"""
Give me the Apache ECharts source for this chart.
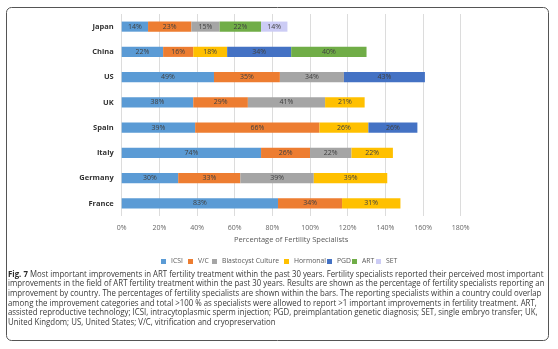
<!DOCTYPE html>
<html><head><meta charset="utf-8">
<script src="https://cdn.jsdelivr.net/npm/echarts@6/dist/echarts.min.js"></script>
<style>html,body{margin:0;padding:0;background:#fff}#c{width:558px;height:349px}</style>
</head><body><div id="c"></div>
<script>
const countries = ['France','Germany','Italy','Spain','UK','US','China','Japan'];
const seriesNames = ['ICSI','V/C','Blastocyst Culture','Hormonal','PGD','ART','SET'];
const icsi      = [83, 30, 74, 39, 38, 49, 22, 14];
const vc        = [34, 33, 26, 66, 29, 35, 16, 23];
const blasto    = [null, 39, 22, null, 41, 34, null, 15];
const hormonal  = [31, 39, 22, 26, 21, null, 18, null];
const pgd       = [null, null, null, 26, null, 43, 34, null];
const art       = [null, null, null, null, null, null, 40, 22];
const set       = [null, null, null, null, null, null, null, 14];
const xTicks = [0, 20, 40, 60, 80, 100, 120, 140, 160, 180];
const captionLines = [
 'improvements in the field of ART fertility treatment within the past 30 years. Results are shown as the percentage of fertility specialists reporting an',
 'improvement by country. The percentages of fertility specialists are shown within the bars. The reporting specialists within a country could overlap',
 'among the improvement categories and total >100 % as specialists were allowed to report >1 important improvements in fertility treatment. ART,',
 'assisted reproductive technology; ICSI, intracytoplasmic sperm injection; PGD, preimplantation genetic diagnosis; SET, single embryo transfer; UK,',
 'United Kingdom; US, United States; V/C, vitrification and cryopreservation'
];
const captionFirst = ' Most important improvements in ART fertility treatment within the past 30 years. Fertility specialists reported their perceived most important';

const colors = ['#5B9BD5','#ED7D31','#A5A5A5','#FFC000','#4472C4','#70AD47','#CCCCF5'];
const dataArr = [icsi, vc, blasto, hormonal, pgd, art, set];
const font = 'Open Sans';

const chart = echarts.init(document.getElementById('c'), null, {renderer:'canvas'});
const series = seriesNames.map((n,i)=>({
  name:n, type:'bar', stack:'t', barWidth:'40%',
  itemStyle:{color:colors[i]},
  label:{show:true, position:'inside', fontSize:7, fontFamily:font, color:'#404040',
    formatter:p=>p.value==null?'':p.value+'%'},
  data:dataArr[i]
}));
const capY0 = 274.5;
const lh = 9.6;
const sx = 0.957;
const graphic = [
  {type:'rect', shape:{x:6.5,y:7.5,width:542,height:333,r:5}, style:{fill:'none',stroke:'#555',lineWidth:1}, z:-1},
  {type:'text', x:8, y:capY0, scaleX:sx, style:{text:'{b|Fig. 7}'+captionFirst, font:'8.2px "'+font+'"', fill:'#3a3a3a', verticalAlign:'middle',
     rich:{b:{fontWeight:'bold', fontSize:8.2, fontFamily:font, fill:'#2a2a2a'}}}}
];
captionLines.forEach((t,i)=>graphic.push({type:'text', x:8, y:capY0+lh*(i+1), scaleX:sx, style:{text:t, font:'8.2px "'+font+'"', fill:'#3a3a3a', verticalAlign:'middle'}}));

const legendLeft = [161, 188, 212, 284, 327, 352, 376];
const legends = seriesNames.map((n,i)=>({
  data:[n], left:legendLeft[i], top:258, itemWidth:5, itemHeight:5, icon:'rect', padding:0,
  textStyle:{fontSize:6.8, fontFamily:font, color:'#595959'}
}));

chart.setOption({
  animation:false,
  textStyle:{fontFamily:font},
  grid:{left:121.7, right:97.3, top:14, bottom:133, containLabel:false},
  xAxis:{type:'value', min:0, max:180, interval:20,
    axisLabel:{formatter:v=>v+'%', fontSize:7, color:'#666', margin:8},
    splitLine:{lineStyle:{color:'#dcdcdc'}},
    axisLine:{show:false}, axisTick:{show:false},
    name:'Percentage of Fertility Specialists', nameLocation:'middle', nameGap:20,
    nameTextStyle:{fontSize:7.5, color:'#595959'}},
  yAxis:{type:'category', data:countries,
    axisLine:{show:false}, axisTick:{show:false},
    axisLabel:{fontSize:7.5, fontWeight:'bold', color:'#333', margin:8}},
  legend:legends,
  graphic:graphic,
  series:series
});
</script></body></html>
"""
Return to the listing above and set it down exactly, leaving out its pictures.

Give me the Apache ECharts source for this chart.
<!DOCTYPE html>
<html><head><meta charset="utf-8">
<script src="https://cdn.jsdelivr.net/npm/echarts@6/dist/echarts.min.js"></script>
<style>html,body{margin:0;padding:0;background:#fff}#c{width:558px;height:349px}</style>
</head><body><div id="c"></div>
<script>
const countries = ['France','Germany','Italy','Spain','UK','US','China','Japan'];
const seriesNames = ['ICSI','V/C','Blastocyst Culture','Hormonal','PGD','ART','SET'];
const icsi      = [83, 30, 74, 39, 38, 49, 22, 14];
const vc        = [34, 33, 26, 66, 29, 35, 16, 23];
const blasto    = [null, 39, 22, null, 41, 34, null, 15];
const hormonal  = [31, 39, 22, 26, 21, null, 18, null];
const pgd       = [null, null, null, 26, null, 43, 34, null];
const art       = [null, null, null, null, null, null, 40, 22];
const set       = [null, null, null, null, null, null, null, 14];
const xTicks = [0, 20, 40, 60, 80, 100, 120, 140, 160, 180];
const captionLines = [
 'improvements in the field of ART fertility treatment within the past 30 years. Results are shown as the percentage of fertility specialists reporting an',
 'improvement by country. The percentages of fertility specialists are shown within the bars. The reporting specialists within a country could overlap',
 'among the improvement categories and total >100 % as specialists were allowed to report >1 important improvements in fertility treatment. ART,',
 'assisted reproductive technology; ICSI, intracytoplasmic sperm injection; PGD, preimplantation genetic diagnosis; SET, single embryo transfer; UK,',
 'United Kingdom; US, United States; V/C, vitrification and cryopreservation'
];
const captionFirst = ' Most important improvements in ART fertility treatment within the past 30 years. Fertility specialists reported their perceived most important';

const colors = ['#5B9BD5','#ED7D31','#A5A5A5','#FFC000','#4472C4','#70AD47','#CCCCF5'];
const dataArr = [icsi, vc, blasto, hormonal, pgd, art, set];
const font = 'Open Sans';

const chart = echarts.init(document.getElementById('c'), null, {renderer:'canvas'});
const series = seriesNames.map((n,i)=>({
  name:n, type:'bar', stack:'t', barWidth:'40%',
  itemStyle:{color:colors[i]},
  label:{show:true, position:'inside', fontSize:7, fontFamily:font, color:'#404040',
    formatter:p=>p.value==null?'':p.value+'%'},
  data:dataArr[i]
}));
const capY0 = 274.5;
const lh = 9.6;
const sx = 0.957;
const graphic = [
  {type:'rect', shape:{x:6.5,y:7.5,width:542,height:333,r:5}, style:{fill:'none',stroke:'#555',lineWidth:1}, z:-1},
  {type:'text', x:8, y:capY0, scaleX:sx, style:{text:'{b|Fig. 7}'+captionFirst, font:'8.2px "'+font+'"', fill:'#3a3a3a', verticalAlign:'middle',
     rich:{b:{fontWeight:'bold', fontSize:8.2, fontFamily:font, fill:'#2a2a2a'}}}}
];
captionLines.forEach((t,i)=>graphic.push({type:'text', x:8, y:capY0+lh*(i+1), scaleX:sx, style:{text:t, font:'8.2px "'+font+'"', fill:'#3a3a3a', verticalAlign:'middle'}}));

const legendLeft = [161, 188, 212, 284, 327, 352, 376];
const legends = seriesNames.map((n,i)=>({
  data:[n], left:legendLeft[i], top:258, itemWidth:5, itemHeight:5, icon:'rect', padding:0,
  textStyle:{fontSize:6.8, fontFamily:font, color:'#595959'}
}));

chart.setOption({
  animation:false,
  textStyle:{fontFamily:font},
  grid:{left:121.7, right:97.3, top:14, bottom:133, containLabel:false},
  xAxis:{type:'value', min:0, max:180, interval:20,
    axisLabel:{formatter:v=>v+'%', fontSize:7, color:'#666', margin:8},
    splitLine:{lineStyle:{color:'#dcdcdc'}},
    axisLine:{show:false}, axisTick:{show:false},
    name:'Percentage of Fertility Specialists', nameLocation:'middle', nameGap:20,
    nameTextStyle:{fontSize:7.5, color:'#595959'}},
  yAxis:{type:'category', data:countries,
    axisLine:{show:false}, axisTick:{show:false},
    axisLabel:{fontSize:7.5, fontWeight:'bold', color:'#333', margin:8}},
  legend:legends,
  graphic:graphic,
  series:series
});
</script></body></html>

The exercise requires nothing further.